I was really sad about the dinosaur.
I passed out before making any notes to myself on "Deep Breath," which
![[livejournal.com profile]](https://www.dreamwidth.org/img/external/lj-userinfo.gif)
I was less endeared by the meta-plot of the episode, which seemed to feel the audience needed to be talked into accepting Capaldi's Doctor as strongly as Clara with her imprinting on youthful Eleven, stressing continuity with his predecessor rather than offering the latest iteration on his own terms. I believe it's a valid issue for Clara, but personally I was looking forward to Twelve; I don't need to be argued out of my bias against wiry grey hair and cantankerous brows. (I did like the Doctor being puzzled by his own reflection, lined with experiences he didn't live through; hearing the words out of his own mouth a beat too late to look away. You probably can't even remember where you got that face from.) The phone call was really pushing it. I am also decidedly unsure about the random jags of slapstick and not just one, but three characters casually condemning Clara's personality flaws. I don't like her much as a character, but that has to do with how thinly she's written, not because I think she's an emotionally needy passive-aggressive egomaniac or any of the other labels the script suddenly felt the need to hang on her. It was like reverse fan service. "Nothing is more important than my egomania!" is a great line, but a cheap shot. If it was meant to build up to her moment of bravery among the clockworks—which was well done—I think it backfired.
All through the episode I thought the clockwork leader looked familiar; I should have recognized him as the deserter Jacob from A Field in England (2013). To be fair, he had a beard there. And part of his face wasn't a naked metal frame.
I am all for seeing more of Jenny and Vastra as a marriage. It feels a little like cheating that their first kiss onscreen (that I've seen, anyway) is a life-saving sharing of breath rather than a moment of passion or everyday affection, but maybe people don't ever just kiss on Doctor Who. Anyway, lesbian ninja lizard-human couples: rock on.
I'm not sure what it is with Moffat and theatrically flirtatious female antagonists. I hope Rob is right that she's the Rani, who has not yet appeared in New Who.

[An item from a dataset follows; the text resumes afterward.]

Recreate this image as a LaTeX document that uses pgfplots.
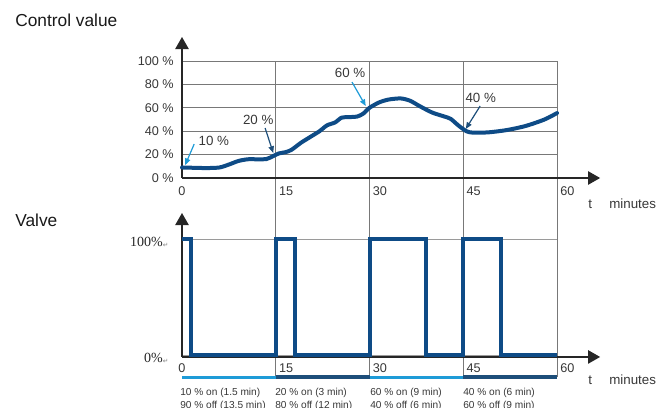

Maybe the umbrella's because she watched a lot of The Prisoner the last time she was on Earth.
I was really sad about the dinosaur.
no subject
In fairness, I should note that part of the reason the Rose approached worked well was because they were starting the series up again. For people like me, who had never watched Classic Who and had only the vaguest acquired-by-osmosis understanding of the story world, it helped a lot to have a clueless lens character (I like that term, thanks) we could follow in making those initial discoveries. Possibly Moffat thinks that got old after a while, and now audiences know enough that the Doctor can be our lens character. While that might be true in a strictly pragmatic sense (I don't really need the TARDIS and all the rest of it explained again), I think it fails in a character sense, because the Doctor is an alien. A thousand-year-old shapechanging alien who frequently pulls the solution to a plot problem out of his ear. He makes a bad lens character because his perspective is not and cannot be mine. I'm reminded of how Jack Sparrow was better as a loose cannon rolling around in the vicinity of some more straightforward characters, rather than the central agent they tried to make him into for the fourth movie; I'm also reminded of Dorothy Dunnett never once giving you Lymond's point of view in The Game of Kings. Certain characters work better when they're slightly off-center.
She's a collection of plot necessities. I am hoping Moffat lets her evolve into a person this season. He seems to be starting.
That's good. I think I even liked her as a collection of plot necessities better than what Amy and Rory turned into by the end of their bit, which was a pair of Doctor groupies who really only seemed to exist to marvel at his coolness.
I put up with all the handwaving for that.
I don't mind handwaving so long as it's entertaining, and is headed somewhere interesting. That sounds like it qualifies.
I don't mean that he needed to embody the same philosophical questions: I mean I'm not sure he had any philosophical questions until his run was nearly over. (If desired, some discussion here in comments to my post about "The Day of the Doctor.")
Ah, gotcha. I will avoid the link for now, because I suspect therein lie spoilers, but I agree with you for the most part. The closest they came to asking any interesting questions with Eleven before that ep was probably the part around Demon's Run, which may be in the stuff you missed; that's the bit that made me realize, whoa, this Doctor is a lot harder and colder than the previous two. Because really, when you get a character saying "the Doctor has a message for you" and then spaceships start exploding in the background, followed by the character saying "would you like me to repeat that?" . . . they tried at least a little to explore that, the notion of the Doctor losing his sense of compassion, but it never quite paid off for me.